Quantum Machine Learning for Computational Fluid Dynamics

Recently there has been increased interest within the computational physics community in the study of neural ODE solvers, which use neural networks to attempt to find simpler solutions for systems of linear or non-linear ordinary differential equations.  In this talk, I will discuss the role that quantum machine learning could play in this space and show the advantages as well as disadvantages of such algorithms.  Speciifcally, I will discuss various flavors of quantum neural networks and show how quantum computers can be used to train them given classical data.  I will then present a no-go result, showing that non-linear differential equations that support chaotic dynamics cannot be directly solved using the most popular approaches and suggest new approaches to linearize the dynamics that may be more profitable for neural quantum ODEs as well as quantum algorithms based on the linear-system solver of Harrow Hassidim and Lloyd.   

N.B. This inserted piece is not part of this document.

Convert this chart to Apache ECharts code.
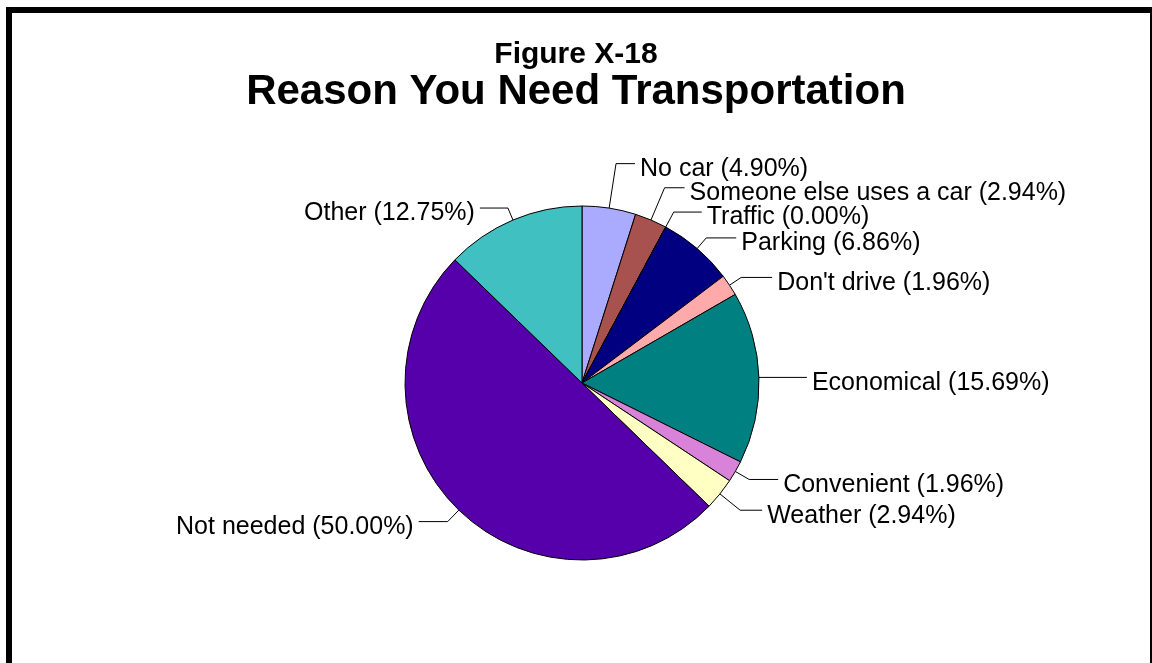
<!DOCTYPE html>
<html>
<head>
<meta charset="utf-8">
<script src="https://cdn.jsdelivr.net/npm/echarts@6/dist/echarts.min.js"></script>
<style>
  html, body { margin: 0; padding: 0; background: #fff; }
  #chart { width: 1152px; height: 663px; }
</style>
</head>
<body>
<div id="chart"></div>
<script>
// Survey answers: why the respondent needs transportation (percent)
const reasons = [
  'No car', 'Someone else uses a car', 'Traffic', 'Parking', "Don't drive",
  'Economical', 'Convenient', 'Weather', 'Not needed', 'Other'
];
const shares = [4.90, 2.94, 0.00, 6.86, 1.96, 15.69, 1.96, 2.94, 50.00, 12.75];
const sliceColors = [
  '#AAAAFF', '#A8524F', '#6E6EB0', '#000080', '#FFAAAA',
  '#008080', '#D982D9', '#FFFFC4', '#5500AA', '#40C0C0'
];
// leader line segments per slice: [radial part, horizontal part]
const leaderLengths = [
  [45, 19], [35, 20], [17, 28], [14, 30], [14, 31],
  [3, 45], [16, 29], [26, 22], [16, 29], [13, 28]
];

const figureTag = 'Figure X-18';
const chartTitle = 'Reason You Need Transportation';

const chart = echarts.init(document.getElementById('chart'), null, { renderer: 'canvas' });

chart.setOption({
  backgroundColor: '#ffffff',
  animation: false,
  title: [
    {
      text: figureTag,
      left: 'center',
      top: 35,
      textStyle: { fontFamily: 'Liberation Sans, Arial', fontWeight: 'bold', fontSize: 30, color: '#000' }
    },
    {
      text: chartTitle,
      left: 'center',
      top: 66,
      textStyle: { fontFamily: 'Liberation Sans, Arial', fontWeight: 'bold', fontSize: 42, color: '#000' }
    }
  ],
  graphic: [
    // frame around the figure (top, left and right edges)
    { type: 'rect', shape: { x: 6, y: 7, width: 1146, height: 6 }, style: { fill: '#000' } },
    { type: 'rect', shape: { x: 6, y: 7, width: 6, height: 656 }, style: { fill: '#000' } },
    { type: 'rect', shape: { x: 1150, y: 7, width: 2, height: 656 }, style: { fill: '#000' } }
  ],
  series: [{
    type: 'pie',
    center: [582, 383],
    radius: 177,
    startAngle: 90,
    clockwise: true,
    avoidLabelOverlap: false,
    minShowLabelAngle: 0,
    labelLayout: { hideOverlap: false },
    data: reasons.map((name, i) => ({
      name: name,
      value: shares[i],
      itemStyle: { color: sliceColors[i] },
      labelLine: { length: leaderLengths[i][0], length2: leaderLengths[i][1] }
    })),
    itemStyle: { borderColor: '#000', borderWidth: 1 },
    label: {
      show: true,
      position: 'outside',
      // an empty first line drops the text slightly below its leader line
      formatter: p => '\n' + p.name + ' (' + p.value.toFixed(2) + '%)',
      fontFamily: 'Liberation Sans, Arial',
      fontSize: 25,
      lineHeight: 11,
      color: '#000',
      distanceToLabelLine: 5
    },
    labelLine: {
      show: true,
      lineStyle: { color: '#000', width: 1 }
    },
    emphasis: { disabled: true }
  }]
});
</script>
</body>
</html>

Quantum reservoirs for simple fluid flows

Reservoir computing models are one way of implementing recurrent neural networks that can process sequential data. Classical reservoir computing models have been used recently with success to predict the time evolution of nonlinear dynamical systems and the low-order statistics of turbulent flows including turbulent convection flows which are driven by buoyancy forces. Here, we extend the classical model to a gate-based quantum reservoir computing model. The reservoir, which is a large sparse random network in the classical case, consists in its quantum version of a number of single-qubit random rotation gates in combination with 2-qubit entanglement gates. The performance of the model is tested for low-dimensional nonlinear Galerkin models of fluid flows, such as the Lorenz 63 model that describes two-dimensional thermal convection right above the onset of convection. The predictions, their dependence on the (hyper-)parameters of the quantum reservoir (e.g., the number of qubits), and a comparison to the classical results are presented and critically discussed.